> [WHAT TO WORK ON]: Leaving out the pictures, retype all the material exactly.

....................

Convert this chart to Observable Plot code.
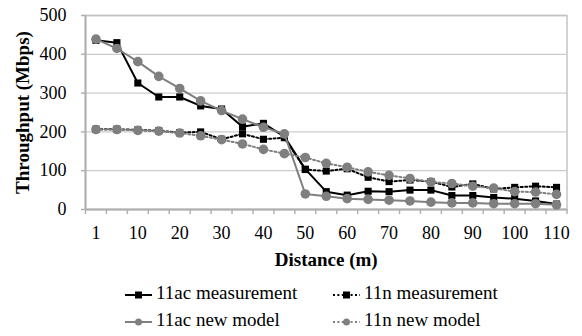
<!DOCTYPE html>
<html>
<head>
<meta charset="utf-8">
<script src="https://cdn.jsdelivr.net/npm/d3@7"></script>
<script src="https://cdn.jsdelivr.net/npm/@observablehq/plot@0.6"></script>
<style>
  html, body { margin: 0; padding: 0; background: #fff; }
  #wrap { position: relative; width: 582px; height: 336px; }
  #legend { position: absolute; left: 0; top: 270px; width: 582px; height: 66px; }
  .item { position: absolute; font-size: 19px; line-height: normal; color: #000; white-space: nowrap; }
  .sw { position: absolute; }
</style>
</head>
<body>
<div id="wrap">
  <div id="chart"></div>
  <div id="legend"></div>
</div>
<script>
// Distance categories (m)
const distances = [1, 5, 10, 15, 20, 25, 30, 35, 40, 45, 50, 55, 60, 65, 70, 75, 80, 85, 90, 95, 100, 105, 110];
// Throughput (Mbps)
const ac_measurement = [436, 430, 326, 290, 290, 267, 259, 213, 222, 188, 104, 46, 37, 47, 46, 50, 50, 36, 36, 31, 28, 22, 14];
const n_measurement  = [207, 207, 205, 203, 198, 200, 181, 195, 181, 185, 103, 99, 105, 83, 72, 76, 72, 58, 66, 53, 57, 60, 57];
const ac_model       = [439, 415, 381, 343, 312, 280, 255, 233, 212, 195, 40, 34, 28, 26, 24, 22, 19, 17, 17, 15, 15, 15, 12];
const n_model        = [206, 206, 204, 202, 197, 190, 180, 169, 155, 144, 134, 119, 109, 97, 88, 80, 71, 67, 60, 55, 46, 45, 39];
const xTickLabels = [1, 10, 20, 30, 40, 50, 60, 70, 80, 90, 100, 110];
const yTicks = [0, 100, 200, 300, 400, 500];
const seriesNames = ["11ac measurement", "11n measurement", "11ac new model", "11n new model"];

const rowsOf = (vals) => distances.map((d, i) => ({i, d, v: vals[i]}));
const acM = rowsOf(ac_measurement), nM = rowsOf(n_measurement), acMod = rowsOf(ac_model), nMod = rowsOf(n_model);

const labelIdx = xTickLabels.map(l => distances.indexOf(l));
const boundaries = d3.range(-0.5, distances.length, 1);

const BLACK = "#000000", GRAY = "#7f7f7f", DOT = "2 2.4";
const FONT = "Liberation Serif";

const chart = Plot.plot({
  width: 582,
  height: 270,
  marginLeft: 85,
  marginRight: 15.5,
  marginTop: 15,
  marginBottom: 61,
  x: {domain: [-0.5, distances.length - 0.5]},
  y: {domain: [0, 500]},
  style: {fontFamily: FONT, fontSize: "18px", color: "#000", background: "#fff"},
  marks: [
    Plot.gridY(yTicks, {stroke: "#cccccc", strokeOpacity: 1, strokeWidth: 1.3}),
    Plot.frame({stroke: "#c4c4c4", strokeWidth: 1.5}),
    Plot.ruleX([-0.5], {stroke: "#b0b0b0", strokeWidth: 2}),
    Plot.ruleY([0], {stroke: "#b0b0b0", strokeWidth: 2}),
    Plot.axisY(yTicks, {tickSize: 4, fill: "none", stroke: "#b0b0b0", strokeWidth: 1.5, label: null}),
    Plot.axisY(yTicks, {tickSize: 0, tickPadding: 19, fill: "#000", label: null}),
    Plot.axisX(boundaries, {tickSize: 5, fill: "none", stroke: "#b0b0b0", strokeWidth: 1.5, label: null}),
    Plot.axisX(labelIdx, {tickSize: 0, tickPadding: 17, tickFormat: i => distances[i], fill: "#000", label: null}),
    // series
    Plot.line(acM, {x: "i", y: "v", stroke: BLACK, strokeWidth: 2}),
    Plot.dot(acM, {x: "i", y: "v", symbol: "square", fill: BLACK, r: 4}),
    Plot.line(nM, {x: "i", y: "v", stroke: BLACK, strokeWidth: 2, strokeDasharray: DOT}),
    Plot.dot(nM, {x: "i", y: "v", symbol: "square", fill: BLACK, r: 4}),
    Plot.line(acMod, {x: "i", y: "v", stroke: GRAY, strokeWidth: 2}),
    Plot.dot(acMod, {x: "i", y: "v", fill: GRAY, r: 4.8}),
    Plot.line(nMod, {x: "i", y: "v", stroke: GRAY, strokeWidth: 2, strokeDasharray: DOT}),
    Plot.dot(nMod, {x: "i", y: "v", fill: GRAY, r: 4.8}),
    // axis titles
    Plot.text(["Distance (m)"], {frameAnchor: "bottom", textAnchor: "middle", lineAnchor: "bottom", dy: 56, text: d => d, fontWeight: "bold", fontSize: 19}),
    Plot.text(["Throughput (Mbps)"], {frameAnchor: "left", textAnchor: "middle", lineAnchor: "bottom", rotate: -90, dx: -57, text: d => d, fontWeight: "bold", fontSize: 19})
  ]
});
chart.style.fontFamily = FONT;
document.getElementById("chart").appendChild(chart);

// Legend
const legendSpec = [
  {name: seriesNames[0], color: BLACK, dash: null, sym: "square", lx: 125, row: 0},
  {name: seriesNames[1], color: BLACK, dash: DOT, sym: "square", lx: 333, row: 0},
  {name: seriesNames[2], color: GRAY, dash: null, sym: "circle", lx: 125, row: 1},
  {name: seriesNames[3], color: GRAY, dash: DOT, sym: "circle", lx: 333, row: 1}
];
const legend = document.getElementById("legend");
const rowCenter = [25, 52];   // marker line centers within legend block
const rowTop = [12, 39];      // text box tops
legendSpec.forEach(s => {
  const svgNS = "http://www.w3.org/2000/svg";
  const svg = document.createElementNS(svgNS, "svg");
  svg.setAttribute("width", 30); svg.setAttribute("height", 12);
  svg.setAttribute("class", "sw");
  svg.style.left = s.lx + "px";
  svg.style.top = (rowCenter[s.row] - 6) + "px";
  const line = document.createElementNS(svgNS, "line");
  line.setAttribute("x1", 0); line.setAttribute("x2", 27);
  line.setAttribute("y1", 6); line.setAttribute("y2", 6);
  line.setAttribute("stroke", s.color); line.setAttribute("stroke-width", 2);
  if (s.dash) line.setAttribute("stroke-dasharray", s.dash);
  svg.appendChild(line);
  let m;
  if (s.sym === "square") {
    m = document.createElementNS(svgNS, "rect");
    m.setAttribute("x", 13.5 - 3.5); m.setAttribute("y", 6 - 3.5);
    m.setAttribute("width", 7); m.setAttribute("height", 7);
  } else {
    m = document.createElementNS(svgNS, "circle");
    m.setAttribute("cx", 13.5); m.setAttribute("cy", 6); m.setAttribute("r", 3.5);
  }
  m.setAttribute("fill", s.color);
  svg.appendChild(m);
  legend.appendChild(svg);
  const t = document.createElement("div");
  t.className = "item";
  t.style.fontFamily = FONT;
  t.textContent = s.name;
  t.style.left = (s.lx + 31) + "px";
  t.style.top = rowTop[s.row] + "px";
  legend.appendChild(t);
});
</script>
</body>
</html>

....................

> [EXERCISE RESULT]:
Convert this chart to Observable Plot code.
<!DOCTYPE html>
<html>
<head>
<meta charset="utf-8">
<script src="https://cdn.jsdelivr.net/npm/d3@7"></script>
<script src="https://cdn.jsdelivr.net/npm/@observablehq/plot@0.6"></script>
<style>
  html, body { margin: 0; padding: 0; background: #fff; }
  #wrap { position: relative; width: 582px; height: 336px; }
  #legend { position: absolute; left: 0; top: 270px; width: 582px; height: 66px; }
  .item { position: absolute; font-size: 19px; line-height: normal; color: #000; white-space: nowrap; }
  .sw { position: absolute; }
</style>
</head>
<body>
<div id="wrap">
  <div id="chart"></div>
  <div id="legend"></div>
</div>
<script>
// Distance categories (m)
const distances = [1, 5, 10, 15, 20, 25, 30, 35, 40, 45, 50, 55, 60, 65, 70, 75, 80, 85, 90, 95, 100, 105, 110];
// Throughput (Mbps)
const ac_measurement = [436, 430, 326, 290, 290, 267, 259, 213, 222, 188, 104, 46, 37, 47, 46, 50, 50, 36, 36, 31, 28, 22, 14];
const n_measurement  = [207, 207, 205, 203, 198, 200, 181, 195, 181, 185, 103, 99, 105, 83, 72, 76, 72, 58, 66, 53, 57, 60, 57];
const ac_model       = [439, 415, 381, 343, 312, 280, 255, 233, 212, 195, 40, 34, 28, 26, 24, 22, 19, 17, 17, 15, 15, 15, 12];
const n_model        = [206, 206, 204, 202, 197, 190, 180, 169, 155, 144, 134, 119, 109, 97, 88, 80, 71, 67, 60, 55, 46, 45, 39];
const xTickLabels = [1, 10, 20, 30, 40, 50, 60, 70, 80, 90, 100, 110];
const yTicks = [0, 100, 200, 300, 400, 500];
const seriesNames = ["11ac measurement", "11n measurement", "11ac new model", "11n new model"];

const rowsOf = (vals) => distances.map((d, i) => ({i, d, v: vals[i]}));
const acM = rowsOf(ac_measurement), nM = rowsOf(n_measurement), acMod = rowsOf(ac_model), nMod = rowsOf(n_model);

const labelIdx = xTickLabels.map(l => distances.indexOf(l));
const boundaries = d3.range(-0.5, distances.length, 1);

const BLACK = "#000000", GRAY = "#7f7f7f", DOT = "2 2.4";
const FONT = "Liberation Serif";

const chart = Plot.plot({
  width: 582,
  height: 270,
  marginLeft: 85,
  marginRight: 15.5,
  marginTop: 15,
  marginBottom: 61,
  x: {domain: [-0.5, distances.length - 0.5]},
  y: {domain: [0, 500]},
  style: {fontFamily: FONT, fontSize: "18px", color: "#000", background: "#fff"},
  marks: [
    Plot.gridY(yTicks, {stroke: "#cccccc", strokeOpacity: 1, strokeWidth: 1.3}),
    Plot.frame({stroke: "#c4c4c4", strokeWidth: 1.5}),
    Plot.ruleX([-0.5], {stroke: "#b0b0b0", strokeWidth: 2}),
    Plot.ruleY([0], {stroke: "#b0b0b0", strokeWidth: 2}),
    Plot.axisY(yTicks, {tickSize: 4, fill: "none", stroke: "#b0b0b0", strokeWidth: 1.5, label: null}),
    Plot.axisY(yTicks, {tickSize: 0, tickPadding: 19, fill: "#000", label: null}),
    Plot.axisX(boundaries, {tickSize: 5, fill: "none", stroke: "#b0b0b0", strokeWidth: 1.5, label: null}),
    Plot.axisX(labelIdx, {tickSize: 0, tickPadding: 17, tickFormat: i => distances[i], fill: "#000", label: null}),
    // series
    Plot.line(acM, {x: "i", y: "v", stroke: BLACK, strokeWidth: 2}),
    Plot.dot(acM, {x: "i", y: "v", symbol: "square", fill: BLACK, r: 4}),
    Plot.line(nM, {x: "i", y: "v", stroke: BLACK, strokeWidth: 2, strokeDasharray: DOT}),
    Plot.dot(nM, {x: "i", y: "v", symbol: "square", fill: BLACK, r: 4}),
    Plot.line(acMod, {x: "i", y: "v", stroke: GRAY, strokeWidth: 2}),
    Plot.dot(acMod, {x: "i", y: "v", fill: GRAY, r: 4.8}),
    Plot.line(nMod, {x: "i", y: "v", stroke: GRAY, strokeWidth: 2, strokeDasharray: DOT}),
    Plot.dot(nMod, {x: "i", y: "v", fill: GRAY, r: 4.8}),
    // axis titles
    Plot.text(["Distance (m)"], {frameAnchor: "bottom", textAnchor: "middle", lineAnchor: "bottom", dy: 56, text: d => d, fontWeight: "bold", fontSize: 19}),
    Plot.text(["Throughput (Mbps)"], {frameAnchor: "left", textAnchor: "middle", lineAnchor: "bottom", rotate: -90, dx: -57, text: d => d, fontWeight: "bold", fontSize: 19})
  ]
});
chart.style.fontFamily = FONT;
document.getElementById("chart").appendChild(chart);

// Legend
const legendSpec = [
  {name: seriesNames[0], color: BLACK, dash: null, sym: "square", lx: 125, row: 0},
  {name: seriesNames[1], color: BLACK, dash: DOT, sym: "square", lx: 333, row: 0},
  {name: seriesNames[2], color: GRAY, dash: null, sym: "circle", lx: 125, row: 1},
  {name: seriesNames[3], color: GRAY, dash: DOT, sym: "circle", lx: 333, row: 1}
];
const legend = document.getElementById("legend");
const rowCenter = [25, 52];   // marker line centers within legend block
const rowTop = [12, 39];      // text box tops
legendSpec.forEach(s => {
  const svgNS = "http://www.w3.org/2000/svg";
  const svg = document.createElementNS(svgNS, "svg");
  svg.setAttribute("width", 30); svg.setAttribute("height", 12);
  svg.setAttribute("class", "sw");
  svg.style.left = s.lx + "px";
  svg.style.top = (rowCenter[s.row] - 6) + "px";
  const line = document.createElementNS(svgNS, "line");
  line.setAttribute("x1", 0); line.setAttribute("x2", 27);
  line.setAttribute("y1", 6); line.setAttribute("y2", 6);
  line.setAttribute("stroke", s.color); line.setAttribute("stroke-width", 2);
  if (s.dash) line.setAttribute("stroke-dasharray", s.dash);
  svg.appendChild(line);
  let m;
  if (s.sym === "square") {
    m = document.createElementNS(svgNS, "rect");
    m.setAttribute("x", 13.5 - 3.5); m.setAttribute("y", 6 - 3.5);
    m.setAttribute("width", 7); m.setAttribute("height", 7);
  } else {
    m = document.createElementNS(svgNS, "circle");
    m.setAttribute("cx", 13.5); m.setAttribute("cy", 6); m.setAttribute("r", 3.5);
  }
  m.setAttribute("fill", s.color);
  svg.appendChild(m);
  legend.appendChild(svg);
  const t = document.createElement("div");
  t.className = "item";
  t.style.fontFamily = FONT;
  t.textContent = s.name;
  t.style.left = (s.lx + 31) + "px";
  t.style.top = rowTop[s.row] + "px";
  legend.appendChild(t);
});
</script>
</body>
</html>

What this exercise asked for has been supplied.